Les conséquences d’un tel retrait sont aussi discutées. Notamment, il a pu être soulevé que l’accord de 1968 revient sur les accords de paix d’Évian de 1962 qui prévoyaient pour leur part que « tout Algérien muni d’une carte d’identité est libre de circuler entre l’Algérie et la France ». En conséquence, la dénonciation aurait pour effet de rétablir le régime de circulation antérieure, plus favorable aux ressortissants algériens puisque proclamant une liberté de circulation sans visa.
Sur ce point, Xavier Driencourt estime que l’entrée sur le territoire français est régie par l’acquis de Schengeni qui impose une gestion collective des conditions de franchissement de la frontière extérieure à l’espace Schengen. Ainsi, la dénonciation de l’accord ferait basculer les ressortissants algériens dans le droit commun des accords de Schengen.

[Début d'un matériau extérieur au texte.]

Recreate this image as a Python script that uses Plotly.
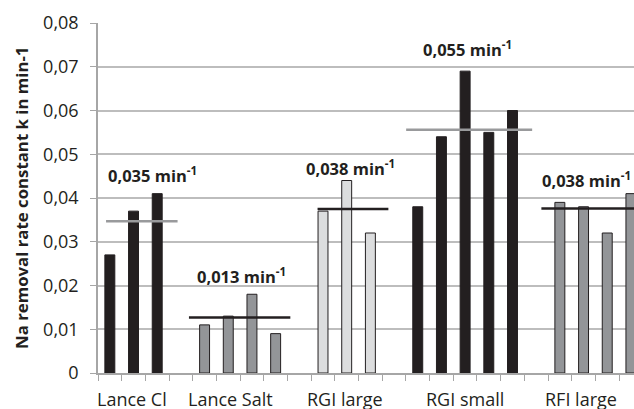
import plotly.graph_objects as go

# ---- data ----
groups = ["Lance Cl", "Lance Salt", "RGI large", "RGI small", "RFI large"]
values = [
    [0.027, 0.037, 0.041],
    [0.011, 0.013, 0.018, 0.009],
    [0.037, 0.044, 0.032],
    [0.038, 0.054, 0.069, 0.055, 0.060],
    [0.039, 0.038, 0.032, 0.041],
]
bar_colors = ["#231f20", "#939598", "#dcddde", "#231f20", "#939598"]
mean_values = [0.0347, 0.0127, 0.0375, 0.0556, 0.0376]
mean_labels = ["0,035", "0,013", "0,038", "0,055", "0,038"]
mean_colors = ["#999a9c", "#231f20", "#231f20", "#999a9c", "#231f20"]
line_start = [-0.16, 3.34, 8.77, 12.51, 18.22]
line_end = [2.86, 7.62, 11.76, 17.83, 22.6]
label_x = [1.79, 5.57, 10.15, 15.09, 20.13]
label_y = [0.0452, 0.0221, 0.04695, 0.07415, 0.0442]
group_label_x = [0.95, 5.1, 9.93, 15.0, 19.9]
ytick_vals = [0, 0.01, 0.02, 0.03, 0.04, 0.05, 0.06, 0.07, 0.08]
ytick_text = ["0", "0,01", "0,02", "0,03", "0,04", "0,05", "0,06", "0,07", "0,08"]

FONT = "Open Sans"

fig = go.Figure()

pos = 0
for g, vals in enumerate(values):
    xs = list(range(pos, pos + len(vals)))
    fig.add_trace(go.Bar(
        x=xs, y=vals, width=0.42,
        marker=dict(color=bar_colors[g], line=dict(color="#231f20", width=1)),
        showlegend=False, hoverinfo="y",
    ))
    pos += len(vals) + 1

for g in range(len(groups)):
    fig.add_trace(go.Scatter(
        x=[line_start[g], line_end[g]], y=[mean_values[g], mean_values[g]],
        mode="lines", line=dict(color=mean_colors[g], width=2.5),
        showlegend=False, hoverinfo="skip", cliponaxis=True,
    ))
    fig.add_annotation(
        x=label_x[g], y=label_y[g], xref="x", yref="y",
        text="<b>%s min<sup>-1</sup></b>" % mean_labels[g],
        showarrow=False, font=dict(family=FONT, size=16.5, color="#231f20"),
        xanchor="center", yanchor="middle",
    )
    fig.add_annotation(
        x=group_label_x[g], y=-0.075, xref="x", yref="paper",
        text=groups[g], showarrow=False,
        font=dict(family=FONT, size=18, color="#231f20"),
        xanchor="center", yanchor="middle",
    )

fig.add_annotation(
    x=-0.1437, y=0.5, xref="paper", yref="paper",
    text="<b>Na removal rate constant k in min-1</b>", textangle=-90,
    showarrow=False, font=dict(family=FONT, size=16.8, color="#231f20"),
    xanchor="center", yanchor="middle",
)

n_slots = pos - 1
fig.update_layout(
    width=634, height=409,
    margin=dict(l=98, r=0, t=23, b=36),
    paper_bgcolor="white", plot_bgcolor="white",
    barmode="overlay",
    xaxis=dict(
        range=[-0.5, 22.13], showgrid=False, zeroline=False,
        showline=True, linecolor="#a6a6a6", linewidth=1.5,
        tickmode="array", tickvals=[i - 0.5 for i in range(n_slots + 1)],
        ticks="outside", ticklen=6, tickcolor="#a6a6a6", tickwidth=1,
        showticklabels=False,
    ),
    yaxis=dict(
        range=[0, 0.08], showgrid=True, gridcolor="#bdbdbd", gridwidth=1.5,
        zeroline=False, showline=True, linecolor="#a6a6a6", linewidth=1.5,
        tickmode="array", tickvals=ytick_vals, ticktext=ytick_text,
        ticks="outside", ticklen=6, tickcolor="#a6a6a6",
        tickfont=dict(family=FONT, size=18, color="#231f20"),
        ticklabelstandoff=8,
    ),
)

fig.write_html(
    "out.html",
    config={"displayModeBar": False},
    post_script="document.body.style.margin='0';"
                "document.documentElement.style.overflow='hidden';",
)
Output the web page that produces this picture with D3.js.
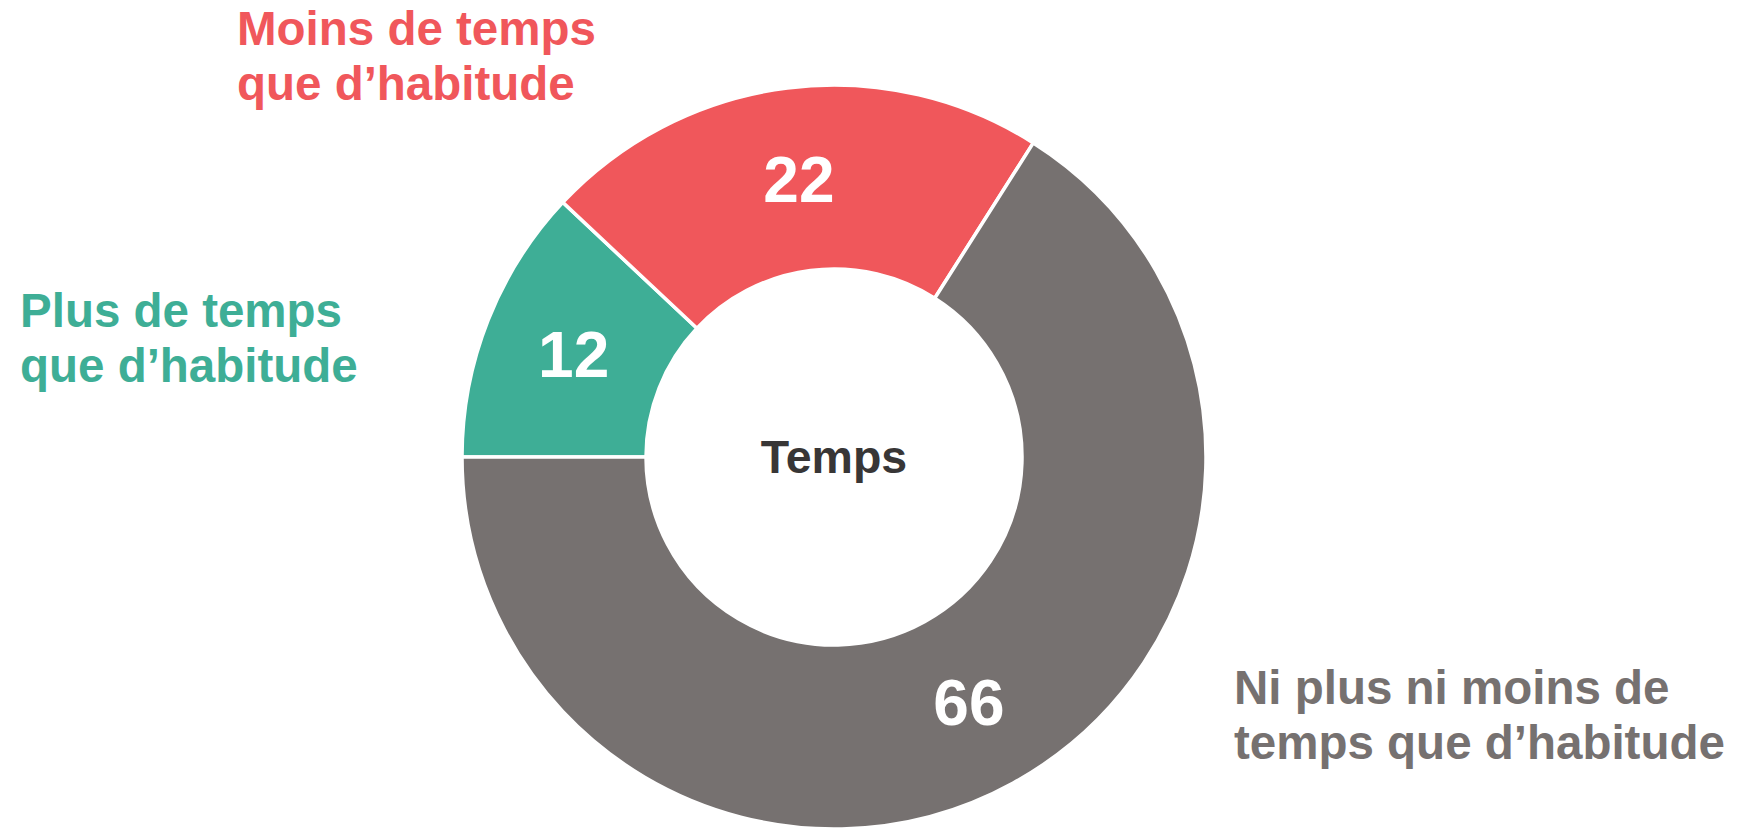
<!DOCTYPE html>
<html lang="fr">
<head>
<meta charset="UTF-8">
<title>Temps</title>
<script src="https://d3js.org/d3.v7.min.js"></script>
<style>
  * { margin: 0; padding: 0; box-sizing: border-box; }
  body { background: #fff; font-family: "Liberation Sans", Arial, sans-serif; }
  svg { display: block; }
  .value { fill: #fff; font-weight: 700; font-size: 64px; }
  .cat { font-weight: 700; font-size: 47.5px; }
  .center { fill: #383636; font-weight: 700; font-size: 46.5px; }
</style>
</head>
<body>
<svg id="chart"></svg>
<script>
  // Data
  const categories = ['Plus de temps que d’habitude', 'Moins de temps que d’habitude', 'Ni plus ni moins de temps que d’habitude'];
  const values = [12, 22, 66];
  const labelLines = [
    ['Plus de temps', 'que d’habitude'],
    ['Moins de temps', 'que d’habitude'],
    ['Ni plus ni moins de', 'temps que d’habitude']
  ];
  const centerTitle = 'Temps';

  const colors = ['#3eae96', '#f0575b', '#767170'];

  const width = 1737, height = 829;
  const cx = 834, cy = 457;
  const outerR = 372, innerR = 188;

  const svg = d3.select('#chart').attr('width', width).attr('height', height);
  const g = svg.append('g').attr('transform', `translate(${cx},${cy})`);

  const pie = d3.pie().sort(null).value(d => d).startAngle(-Math.PI / 2).endAngle(1.5 * Math.PI);
  const arc = d3.arc().innerRadius(innerR).outerRadius(outerR);
  const arcs = pie(values);

  g.selectAll('path.slice')
    .data(arcs)
    .enter()
    .append('path')
    .attr('class', 'slice')
    .attr('d', arc)
    .attr('fill', (d, i) => colors[i])
    .attr('stroke', '#fff')
    .attr('stroke-width', 3.5);

  g.selectAll('text.value')
    .data(arcs)
    .enter()
    .append('text')
    .attr('class', 'value')
    .attr('text-anchor', 'middle')
    .attr('transform', d => `translate(${arc.centroid(d)})`)
    .attr('dy', '0.36em')
    .text(d => d.data);

  g.append('text')
    .attr('class', 'center')
    .attr('text-anchor', 'middle')
    .attr('y', 16)
    .text(centerTitle);

  // Outside labels (left edge, first baseline), placed by hand like the original
  const labelPos = [[20, 327], [237, 45], [1234, 704]];
  const lineH = 55;

  labelLines.forEach((lines, i) => {
    const t = svg.append('text')
      .attr('class', 'cat')
      .attr('fill', colors[i])
      .attr('x', labelPos[i][0])
      .attr('y', labelPos[i][1]);
    lines.forEach((line, j) => {
      t.append('tspan')
        .attr('x', labelPos[i][0])
        .attr('y', labelPos[i][1] + j * lineH)
        .text(line);
    });
  });
</script>
</body>
</html>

L’Equateur constitue un précédent original à cet égard. En effet, ce pays a la particularité d’avoir signé à deux reprises un accord d’exemption de visa de court séjour avec la France, et figure pourtant parmi les rares pays d’Amérique latine à ne pas en bénéficier aujourd’hui. Ainsi, l’accord d’exemption de 1965 est-il dénoncé en 1986, en même temps que des dizaines d’autres, par un simple avis paru au Journal officiel.
Puis, un nouvel accord est négocié et accepté par échange de lettres en 1999, contre l’acceptation par l’Equateur de la signature d’un accord de réadmission. Mais il est très rapidement caduc en raison de l’instauration du visa uniforme de court séjour au sein de l’espace Schengen. L’acquis de Schengen a donc procédé à une forme d’abrogation implicite de l’accord bilatéral, ce qui ne constitue pas un grand succès de la diplomatie pour Quito…


La dénonciation de l’accord franco-algérien aurait-elle la même portée ? Vraisemblablement, car il est peu probable que les Etats associés à la France acceptent une telle brèche dans le régime de circulation européen, surtout au regard d’une nationalité considérée comme à fort risque migratoire.